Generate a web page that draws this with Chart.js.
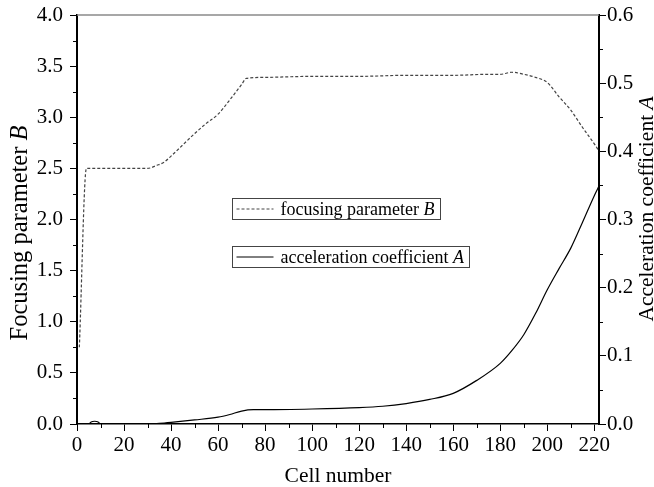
<!DOCTYPE html>
<html>
<head>
<meta charset="utf-8">
<script src="https://cdn.jsdelivr.net/npm/chart.js@4.4.0/dist/chart.umd.min.js"></script>
<style>
  html, body { margin: 0; padding: 0; background: #fff; }
  #wrap { width: 654px; height: 487px; }
</style>
</head>
<body>
<div id="wrap"><canvas id="grafico" width="654" height="487"></canvas></div>
<script>
// focusing parameter B along the cells (left axis)
const cellB = [1, 4, 10, 20, 30, 34, 37, 40, 45, 50, 55, 60, 65, 70, 72, 80, 100, 120, 140, 160, 175, 180, 185, 190, 195, 200, 205, 210, 215, 220, 222];
const focusingB = [0.75, 2.50, 2.50, 2.50, 2.50, 2.53, 2.56, 2.62, 2.73, 2.84, 2.94, 3.03, 3.17, 3.32, 3.38, 3.39, 3.40, 3.40, 3.41, 3.41, 3.42, 3.42, 3.44, 3.42, 3.39, 3.34, 3.20, 3.07, 2.90, 2.74, 2.67];

// acceleration coefficient A along the cells (right axis)
const cellA = [0, 5, 6, 7.5, 9, 10, 30, 35, 40, 50, 60, 65, 70, 75, 80, 100, 120, 130, 140, 150, 160, 170, 180, 185, 190, 195, 200, 205, 210, 215, 220, 222];
const accelA = [0, 0, 0.003, 0.004, 0.003, 0, 0, 0.001, 0.0025, 0.006, 0.010, 0.014, 0.019, 0.021, 0.021, 0.022, 0.024, 0.026, 0.030, 0.036, 0.045, 0.064, 0.089, 0.108, 0.131, 0.162, 0.197, 0.228, 0.258, 0.296, 0.335, 0.349];

// tick labels
const xLabels = [0, 20, 40, 60, 80, 100, 120, 140, 160, 180, 200, 220];
const bLabels = [0, 0.5, 1.0, 1.5, 2.0, 2.5, 3.0, 3.5, 4.0];
const aLabels = [0, 0.1, 0.2, 0.3, 0.4, 0.5, 0.6];

const serif = '"Liberation Serif", "Times New Roman", serif';

function pontos(xs, ys) {
    return xs.map((x, i) => ({ x: x, y: ys[i] }));
}

// texto com a última letra em itálico (B, A)
function textoMisto(ctx, normal, italico, size, x, y, align) {
    ctx.font = size + 'px ' + serif;
    const w1 = ctx.measureText(normal).width;
    ctx.font = 'italic ' + size + 'px ' + serif;
    const w2 = ctx.measureText(italico).width;
    let x0 = x;
    if (align === 'center') x0 = x - (w1 + w2) / 2;
    ctx.textAlign = 'left';
    ctx.font = size + 'px ' + serif;
    ctx.fillText(normal, x0, y);
    ctx.font = 'italic ' + size + 'px ' + serif;
    ctx.fillText(italico, x0 + w1, y);
}

// ajusta a caixa do eixo e zera a folga dos rótulos
function caixaEixo(largura, altura) {
    return s => {
        if (largura !== null) s.width = largura;
        if (altura !== null) s.height = altura;
        s.paddingTop = 0;
        s.paddingBottom = 0;
        s.paddingLeft = 0;
        s.paddingRight = 0;
    };
}

// traços menores, linha de cima, títulos e legenda
const decoracao = {
    id: 'decoracao',
    afterDraw(chart) {
        const { ctx, chartArea: a, scales } = chart;
        ctx.save();

        // linha superior cinza
        ctx.strokeStyle = '#8a8a8a';
        ctx.lineWidth = 1.5;
        ctx.beginPath();
        ctx.moveTo(a.left, a.top);
        ctx.lineTo(a.right, a.top);
        ctx.stroke();

        // traços menores
        ctx.strokeStyle = '#000';
        ctx.lineWidth = 1;
        ctx.beginPath();
        for (let i = 0; i < xLabels.length - 1; i++) {
            const px = Math.round(scales.x.getPixelForValue((xLabels[i] + xLabels[i + 1]) / 2)) + 0.5;
            ctx.moveTo(px, a.bottom);
            ctx.lineTo(px, a.bottom + 4);
        }
        for (let i = 0; i < bLabels.length - 1; i++) {
            const py = Math.round(scales.yB.getPixelForValue((bLabels[i] + bLabels[i + 1]) / 2)) + 0.5;
            ctx.moveTo(a.left, py);
            ctx.lineTo(a.left - 4, py);
        }
        for (let i = 0; i < aLabels.length - 1; i++) {
            const py = Math.round(scales.yA.getPixelForValue((aLabels[i] + aLabels[i + 1]) / 2)) + 0.5;
            ctx.moveTo(a.right, py);
            ctx.lineTo(a.right + 4, py);
        }
        ctx.stroke();

        // títulos dos eixos
        ctx.fillStyle = '#000';
        ctx.textBaseline = 'alphabetic';
        ctx.font = '21.5px ' + serif;
        ctx.textAlign = 'center';
        ctx.fillText('Cell number', (a.left + a.right) / 2, a.bottom + 58);

        ctx.save();
        ctx.translate(26.5, 233);
        ctx.rotate(-Math.PI / 2);
        textoMisto(ctx, 'Focusing parameter ', 'B', 24.5, 0, 0, 'center');
        ctx.restore();

        ctx.save();
        ctx.translate(653, 209);
        ctx.rotate(-Math.PI / 2);
        textoMisto(ctx, 'Acceleration coefficient ', 'A', 21.5, 0, 0, 'center');
        ctx.restore();

        // legenda em caixas
        const caixas = [
            { x: 232.5, y: 198.5, w: 208, h: 21, dash: [3, 2], cor: '#444', normal: 'focusing parameter ', italico: 'B' },
            { x: 232.5, y: 246.5, w: 237, h: 21, dash: [], cor: '#000', normal: 'acceleration coefficient ', italico: 'A' }
        ];
        caixas.forEach(c => {
            ctx.strokeStyle = '#444';
            ctx.lineWidth = 1;
            ctx.setLineDash([]);
            ctx.strokeRect(c.x, c.y, c.w, c.h);
            ctx.strokeStyle = c.cor;
            ctx.setLineDash(c.dash);
            ctx.beginPath();
            ctx.moveTo(c.x + 4, c.y + c.h / 2);
            ctx.lineTo(c.x + 41, c.y + c.h / 2);
            ctx.stroke();
            ctx.setLineDash([]);
            ctx.fillStyle = '#000';
            textoMisto(ctx, c.normal, c.italico, 18, c.x + 48, c.y + 16, 'left');
        });

        ctx.restore();
    }
};

const ctx = document.getElementById('grafico');
new Chart(ctx, {
    type: 'line',
    data: {
        datasets: [
            {
                label: 'focusing parameter B',
                data: pontos(cellB, focusingB),
                yAxisID: 'yB',
                borderColor: '#444',
                borderWidth: 1.2,
                borderDash: [3, 2],
                pointRadius: 0,
                cubicInterpolationMode: 'monotone',
                fill: false
            },
            {
                label: 'acceleration coefficient A',
                data: pontos(cellA, accelA),
                yAxisID: 'yA',
                borderColor: '#000',
                borderWidth: 1.2,
                pointRadius: 0,
                cubicInterpolationMode: 'monotone',
                fill: false
            }
        ]
    },
    options: {
        responsive: false,
        animation: false,
        layout: { padding: { top: 15, left: 0, right: 0, bottom: 0 } },
        plugins: {
            legend: { display: false },
            tooltip: { enabled: false }
        },
        scales: {
            x: {
                type: 'linear',
                min: 0,
                max: 222,
                afterBuildTicks: s => { s.ticks = xLabels.map(v => ({ value: v })); },
                afterFit: caixaEixo(null, 63),
                grid: { drawOnChartArea: false, tickLength: 7, tickColor: '#000', tickWidth: 1 },
                border: { color: '#000', width: 1.5 },
                ticks: {
                    color: '#000',
                    font: { family: serif, size: 21 },
                    padding: 2,
                    maxRotation: 0,
                    autoSkip: false,
                    callback: v => String(v)
                }
            },
            yB: {
                position: 'left',
                min: 0,
                max: 4,
                afterBuildTicks: s => { s.ticks = bLabels.map(v => ({ value: v })); },
                afterFit: caixaEixo(77, null),
                grid: { drawOnChartArea: false, tickLength: 7, tickColor: '#000', tickWidth: 1 },
                border: { color: '#000', width: 2 },
                ticks: {
                    color: '#000',
                    font: { family: serif, size: 21 },
                    padding: 7,
                    callback: v => v.toFixed(1)
                }
            },
            yA: {
                position: 'right',
                min: 0,
                max: 0.6,
                afterBuildTicks: s => { s.ticks = aLabels.map(v => ({ value: v })); },
                afterFit: caixaEixo(55, null),
                grid: { drawOnChartArea: false, tickLength: 7, tickColor: '#000', tickWidth: 1 },
                border: { color: '#000', width: 2 },
                ticks: {
                    color: '#000',
                    font: { family: serif, size: 21 },
                    padding: 1,
                    callback: v => v.toFixed(1)
                }
            }
        }
    },
    plugins: [decoracao]
});
</script>
</body>
</html>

Task statement | The lines from the start of the data through the line that contains "2.90, 2.74, 2.67];" are to be returned exactly, please, with both ends included and every picture left out.

Answer |
Generate a web page that draws this with Chart.js.
<!DOCTYPE html>
<html>
<head>
<meta charset="utf-8">
<script src="https://cdn.jsdelivr.net/npm/chart.js@4.4.0/dist/chart.umd.min.js"></script>
<style>
  html, body { margin: 0; padding: 0; background: #fff; }
  #wrap { width: 654px; height: 487px; }
</style>
</head>
<body>
<div id="wrap"><canvas id="grafico" width="654" height="487"></canvas></div>
<script>
// focusing parameter B along the cells (left axis)
const cellB = [1, 4, 10, 20, 30, 34, 37, 40, 45, 50, 55, 60, 65, 70, 72, 80, 100, 120, 140, 160, 175, 180, 185, 190, 195, 200, 205, 210, 215, 220, 222];
const focusingB = [0.75, 2.50, 2.50, 2.50, 2.50, 2.53, 2.56, 2.62, 2.73, 2.84, 2.94, 3.03, 3.17, 3.32, 3.38, 3.39, 3.40, 3.40, 3.41, 3.41, 3.42, 3.42, 3.44, 3.42, 3.39, 3.34, 3.20, 3.07, 2.90, 2.74, 2.67];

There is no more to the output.